● **WHAT TO PRODUCE**
Quote the records beneath, complete and exact. Leave out images.

● **SUPPLIED DATA**
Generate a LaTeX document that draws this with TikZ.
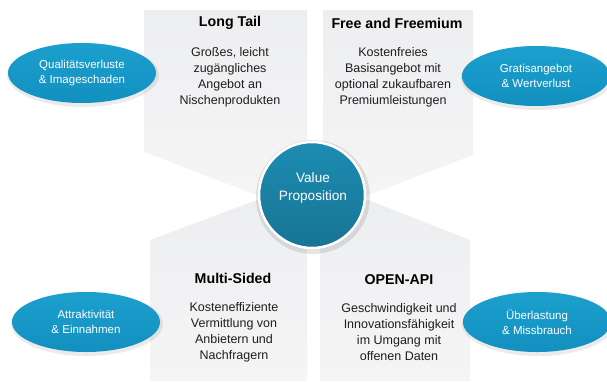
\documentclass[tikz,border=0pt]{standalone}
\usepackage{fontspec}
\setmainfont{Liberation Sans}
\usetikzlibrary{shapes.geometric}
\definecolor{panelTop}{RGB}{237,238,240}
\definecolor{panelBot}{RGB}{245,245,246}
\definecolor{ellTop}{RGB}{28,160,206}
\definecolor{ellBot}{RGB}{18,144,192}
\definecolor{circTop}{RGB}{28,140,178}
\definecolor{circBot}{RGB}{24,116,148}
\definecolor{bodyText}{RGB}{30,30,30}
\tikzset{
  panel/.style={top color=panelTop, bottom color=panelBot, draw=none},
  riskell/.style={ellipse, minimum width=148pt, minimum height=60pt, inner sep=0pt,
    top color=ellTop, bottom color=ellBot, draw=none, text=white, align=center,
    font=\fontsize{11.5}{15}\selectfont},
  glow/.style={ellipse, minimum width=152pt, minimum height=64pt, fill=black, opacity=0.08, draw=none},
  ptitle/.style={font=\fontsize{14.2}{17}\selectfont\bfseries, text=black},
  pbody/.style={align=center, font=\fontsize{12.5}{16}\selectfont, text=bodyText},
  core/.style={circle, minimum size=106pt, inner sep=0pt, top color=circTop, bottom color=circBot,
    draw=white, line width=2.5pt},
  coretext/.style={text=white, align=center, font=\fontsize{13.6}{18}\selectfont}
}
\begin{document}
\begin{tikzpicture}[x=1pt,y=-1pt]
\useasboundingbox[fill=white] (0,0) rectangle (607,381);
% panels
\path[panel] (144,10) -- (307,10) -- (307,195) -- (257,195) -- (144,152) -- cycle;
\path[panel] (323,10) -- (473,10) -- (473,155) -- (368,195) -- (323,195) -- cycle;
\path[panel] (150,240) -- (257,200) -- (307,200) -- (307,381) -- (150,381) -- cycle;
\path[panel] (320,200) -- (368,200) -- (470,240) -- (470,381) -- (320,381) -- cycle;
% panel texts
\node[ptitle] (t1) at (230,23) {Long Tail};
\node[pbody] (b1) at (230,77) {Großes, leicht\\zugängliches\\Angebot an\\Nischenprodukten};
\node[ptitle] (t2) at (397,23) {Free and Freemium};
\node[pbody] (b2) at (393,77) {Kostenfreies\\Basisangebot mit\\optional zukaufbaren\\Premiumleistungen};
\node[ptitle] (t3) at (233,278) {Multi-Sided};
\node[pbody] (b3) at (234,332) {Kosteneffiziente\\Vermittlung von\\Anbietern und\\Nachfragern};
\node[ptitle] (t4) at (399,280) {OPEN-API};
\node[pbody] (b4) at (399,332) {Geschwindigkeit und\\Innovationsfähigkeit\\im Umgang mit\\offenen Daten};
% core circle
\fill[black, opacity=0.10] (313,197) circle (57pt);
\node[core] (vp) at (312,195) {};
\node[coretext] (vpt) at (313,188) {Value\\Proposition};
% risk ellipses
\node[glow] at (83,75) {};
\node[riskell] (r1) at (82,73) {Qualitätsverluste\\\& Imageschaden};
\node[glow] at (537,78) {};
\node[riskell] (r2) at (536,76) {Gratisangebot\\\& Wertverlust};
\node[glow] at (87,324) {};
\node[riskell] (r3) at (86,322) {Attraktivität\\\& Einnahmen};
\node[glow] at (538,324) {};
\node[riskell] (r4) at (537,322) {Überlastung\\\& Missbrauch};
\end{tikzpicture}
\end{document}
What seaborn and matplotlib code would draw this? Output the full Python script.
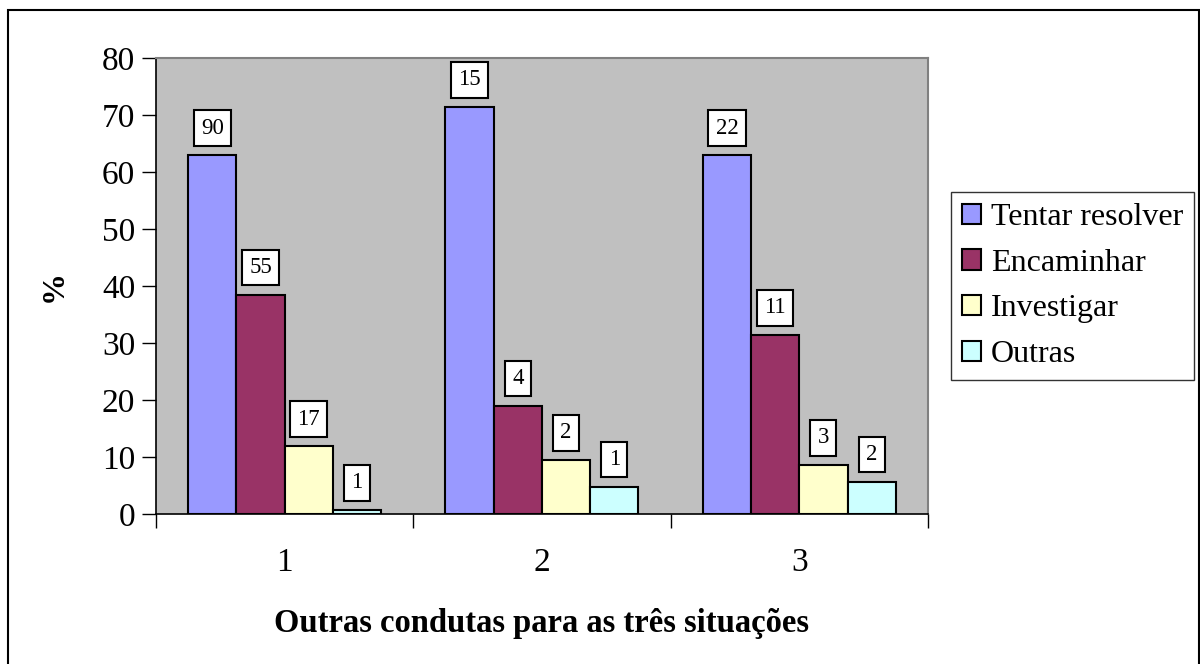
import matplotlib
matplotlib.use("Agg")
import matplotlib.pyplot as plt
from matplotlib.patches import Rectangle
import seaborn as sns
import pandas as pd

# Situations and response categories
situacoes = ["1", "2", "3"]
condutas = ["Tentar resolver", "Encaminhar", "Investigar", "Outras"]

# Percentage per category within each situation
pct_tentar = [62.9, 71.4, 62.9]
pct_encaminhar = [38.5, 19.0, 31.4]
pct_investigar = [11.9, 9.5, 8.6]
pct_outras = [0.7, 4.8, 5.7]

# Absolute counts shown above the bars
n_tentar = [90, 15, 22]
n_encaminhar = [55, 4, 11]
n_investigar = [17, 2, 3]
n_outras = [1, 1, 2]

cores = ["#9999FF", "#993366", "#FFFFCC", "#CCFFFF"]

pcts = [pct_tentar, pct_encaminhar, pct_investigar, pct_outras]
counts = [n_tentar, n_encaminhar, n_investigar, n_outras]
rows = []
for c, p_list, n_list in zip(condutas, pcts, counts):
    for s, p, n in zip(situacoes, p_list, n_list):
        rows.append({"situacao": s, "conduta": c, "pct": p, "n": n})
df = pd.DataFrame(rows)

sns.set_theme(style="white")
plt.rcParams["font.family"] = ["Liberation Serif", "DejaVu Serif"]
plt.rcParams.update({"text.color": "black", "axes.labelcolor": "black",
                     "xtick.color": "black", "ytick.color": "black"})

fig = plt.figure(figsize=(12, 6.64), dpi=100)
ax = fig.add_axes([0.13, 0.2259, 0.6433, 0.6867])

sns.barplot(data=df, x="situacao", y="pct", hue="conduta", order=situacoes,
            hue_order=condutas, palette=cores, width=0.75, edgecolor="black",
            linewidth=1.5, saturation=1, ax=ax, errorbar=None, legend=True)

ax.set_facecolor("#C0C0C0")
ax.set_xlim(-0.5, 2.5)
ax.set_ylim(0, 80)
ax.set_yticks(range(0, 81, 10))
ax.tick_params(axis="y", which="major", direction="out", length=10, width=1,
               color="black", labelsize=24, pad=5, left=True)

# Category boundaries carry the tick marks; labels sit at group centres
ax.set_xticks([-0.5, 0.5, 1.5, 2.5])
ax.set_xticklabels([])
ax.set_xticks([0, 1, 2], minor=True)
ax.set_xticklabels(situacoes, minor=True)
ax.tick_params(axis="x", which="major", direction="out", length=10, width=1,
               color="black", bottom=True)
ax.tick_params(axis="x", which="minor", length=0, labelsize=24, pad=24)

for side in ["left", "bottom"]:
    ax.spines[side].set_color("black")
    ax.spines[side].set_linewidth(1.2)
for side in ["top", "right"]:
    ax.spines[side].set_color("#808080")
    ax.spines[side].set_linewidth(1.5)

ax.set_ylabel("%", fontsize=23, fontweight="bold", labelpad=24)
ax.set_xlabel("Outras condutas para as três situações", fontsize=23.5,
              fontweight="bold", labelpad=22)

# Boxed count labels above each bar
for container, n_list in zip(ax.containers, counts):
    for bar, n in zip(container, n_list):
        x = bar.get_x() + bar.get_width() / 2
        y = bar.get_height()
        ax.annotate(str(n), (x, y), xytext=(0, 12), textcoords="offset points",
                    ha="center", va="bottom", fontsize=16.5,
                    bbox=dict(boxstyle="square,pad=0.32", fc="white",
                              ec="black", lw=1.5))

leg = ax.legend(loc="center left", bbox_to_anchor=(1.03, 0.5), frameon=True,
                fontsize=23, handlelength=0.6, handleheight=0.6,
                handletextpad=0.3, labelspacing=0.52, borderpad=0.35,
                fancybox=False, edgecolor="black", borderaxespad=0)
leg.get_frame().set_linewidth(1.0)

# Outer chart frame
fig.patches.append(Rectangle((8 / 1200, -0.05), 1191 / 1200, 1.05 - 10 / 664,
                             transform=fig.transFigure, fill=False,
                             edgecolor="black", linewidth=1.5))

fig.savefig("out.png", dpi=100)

● **FINISHED TASK**
Generate a LaTeX document that draws this with TikZ.
\documentclass[tikz,border=0pt]{standalone}
\usepackage{fontspec}
\setmainfont{Liberation Sans}
\usetikzlibrary{shapes.geometric}
\definecolor{panelTop}{RGB}{237,238,240}
\definecolor{panelBot}{RGB}{245,245,246}
\definecolor{ellTop}{RGB}{28,160,206}
\definecolor{ellBot}{RGB}{18,144,192}
\definecolor{circTop}{RGB}{28,140,178}
\definecolor{circBot}{RGB}{24,116,148}
\definecolor{bodyText}{RGB}{30,30,30}
\tikzset{
  panel/.style={top color=panelTop, bottom color=panelBot, draw=none},
  riskell/.style={ellipse, minimum width=148pt, minimum height=60pt, inner sep=0pt,
    top color=ellTop, bottom color=ellBot, draw=none, text=white, align=center,
    font=\fontsize{11.5}{15}\selectfont},
  glow/.style={ellipse, minimum width=152pt, minimum height=64pt, fill=black, opacity=0.08, draw=none},
  ptitle/.style={font=\fontsize{14.2}{17}\selectfont\bfseries, text=black},
  pbody/.style={align=center, font=\fontsize{12.5}{16}\selectfont, text=bodyText},
  core/.style={circle, minimum size=106pt, inner sep=0pt, top color=circTop, bottom color=circBot,
    draw=white, line width=2.5pt},
  coretext/.style={text=white, align=center, font=\fontsize{13.6}{18}\selectfont}
}
\begin{document}
\begin{tikzpicture}[x=1pt,y=-1pt]
\useasboundingbox[fill=white] (0,0) rectangle (607,381);
% panels
\path[panel] (144,10) -- (307,10) -- (307,195) -- (257,195) -- (144,152) -- cycle;
\path[panel] (323,10) -- (473,10) -- (473,155) -- (368,195) -- (323,195) -- cycle;
\path[panel] (150,240) -- (257,200) -- (307,200) -- (307,381) -- (150,381) -- cycle;
\path[panel] (320,200) -- (368,200) -- (470,240) -- (470,381) -- (320,381) -- cycle;
% panel texts
\node[ptitle] (t1) at (230,23) {Long Tail};
\node[pbody] (b1) at (230,77) {Großes, leicht\\zugängliches\\Angebot an\\Nischenprodukten};
\node[ptitle] (t2) at (397,23) {Free and Freemium};
\node[pbody] (b2) at (393,77) {Kostenfreies\\Basisangebot mit\\optional zukaufbaren\\Premiumleistungen};
\node[ptitle] (t3) at (233,278) {Multi-Sided};
\node[pbody] (b3) at (234,332) {Kosteneffiziente\\Vermittlung von\\Anbietern und\\Nachfragern};
\node[ptitle] (t4) at (399,280) {OPEN-API};
\node[pbody] (b4) at (399,332) {Geschwindigkeit und\\Innovationsfähigkeit\\im Umgang mit\\offenen Daten};
% core circle
\fill[black, opacity=0.10] (313,197) circle (57pt);
\node[core] (vp) at (312,195) {};
\node[coretext] (vpt) at (313,188) {Value\\Proposition};
% risk ellipses
\node[glow] at (83,75) {};
\node[riskell] (r1) at (82,73) {Qualitätsverluste\\\& Imageschaden};
\node[glow] at (537,78) {};
\node[riskell] (r2) at (536,76) {Gratisangebot\\\& Wertverlust};
\node[glow] at (87,324) {};
\node[riskell] (r3) at (86,322) {Attraktivität\\\& Einnahmen};
\node[glow] at (538,324) {};
\node[riskell] (r4) at (537,322) {Überlastung\\\& Missbrauch};
\end{tikzpicture}
\end{document}
What seaborn and matplotlib code would draw this? Output the full Python script.
import matplotlib
matplotlib.use("Agg")
import matplotlib.pyplot as plt
from matplotlib.patches import Rectangle
import seaborn as sns
import pandas as pd

# Situations and response categories
situacoes = ["1", "2", "3"]
condutas = ["Tentar resolver", "Encaminhar", "Investigar", "Outras"]

# Percentage per category within each situation
pct_tentar = [62.9, 71.4, 62.9]
pct_encaminhar = [38.5, 19.0, 31.4]
pct_investigar = [11.9, 9.5, 8.6]
pct_outras = [0.7, 4.8, 5.7]

# Absolute counts shown above the bars
n_tentar = [90, 15, 22]
n_encaminhar = [55, 4, 11]
n_investigar = [17, 2, 3]
n_outras = [1, 1, 2]

cores = ["#9999FF", "#993366", "#FFFFCC", "#CCFFFF"]

pcts = [pct_tentar, pct_encaminhar, pct_investigar, pct_outras]
counts = [n_tentar, n_encaminhar, n_investigar, n_outras]
rows = []
for c, p_list, n_list in zip(condutas, pcts, counts):
    for s, p, n in zip(situacoes, p_list, n_list):
        rows.append({"situacao": s, "conduta": c, "pct": p, "n": n})
df = pd.DataFrame(rows)

sns.set_theme(style="white")
plt.rcParams["font.family"] = ["Liberation Serif", "DejaVu Serif"]
plt.rcParams.update({"text.color": "black", "axes.labelcolor": "black",
                     "xtick.color": "black", "ytick.color": "black"})

fig = plt.figure(figsize=(12, 6.64), dpi=100)
ax = fig.add_axes([0.13, 0.2259, 0.6433, 0.6867])

sns.barplot(data=df, x="situacao", y="pct", hue="conduta", order=situacoes,
            hue_order=condutas, palette=cores, width=0.75, edgecolor="black",
            linewidth=1.5, saturation=1, ax=ax, errorbar=None, legend=True)

ax.set_facecolor("#C0C0C0")
ax.set_xlim(-0.5, 2.5)
ax.set_ylim(0, 80)
ax.set_yticks(range(0, 81, 10))
ax.tick_params(axis="y", which="major", direction="out", length=10, width=1,
               color="black", labelsize=24, pad=5, left=True)

# Category boundaries carry the tick marks; labels sit at group centres
ax.set_xticks([-0.5, 0.5, 1.5, 2.5])
ax.set_xticklabels([])
ax.set_xticks([0, 1, 2], minor=True)
ax.set_xticklabels(situacoes, minor=True)
ax.tick_params(axis="x", which="major", direction="out", length=10, width=1,
               color="black", bottom=True)
ax.tick_params(axis="x", which="minor", length=0, labelsize=24, pad=24)

for side in ["left", "bottom"]:
    ax.spines[side].set_color("black")
    ax.spines[side].set_linewidth(1.2)
for side in ["top", "right"]:
    ax.spines[side].set_color("#808080")
    ax.spines[side].set_linewidth(1.5)

ax.set_ylabel("%", fontsize=23, fontweight="bold", labelpad=24)
ax.set_xlabel("Outras condutas para as três situações", fontsize=23.5,
              fontweight="bold", labelpad=22)

# Boxed count labels above each bar
for container, n_list in zip(ax.containers, counts):
    for bar, n in zip(container, n_list):
        x = bar.get_x() + bar.get_width() / 2
        y = bar.get_height()
        ax.annotate(str(n), (x, y), xytext=(0, 12), textcoords="offset points",
                    ha="center", va="bottom", fontsize=16.5,
                    bbox=dict(boxstyle="square,pad=0.32", fc="white",
                              ec="black", lw=1.5))

leg = ax.legend(loc="center left", bbox_to_anchor=(1.03, 0.5), frameon=True,
                fontsize=23, handlelength=0.6, handleheight=0.6,
                handletextpad=0.3, labelspacing=0.52, borderpad=0.35,
                fancybox=False, edgecolor="black", borderaxespad=0)
leg.get_frame().set_linewidth(1.0)

# Outer chart frame
fig.patches.append(Rectangle((8 / 1200, -0.05), 1191 / 1200, 1.05 - 10 / 664,
                             transform=fig.transFigure, fill=False,
                             edgecolor="black", linewidth=1.5))

fig.savefig("out.png", dpi=100)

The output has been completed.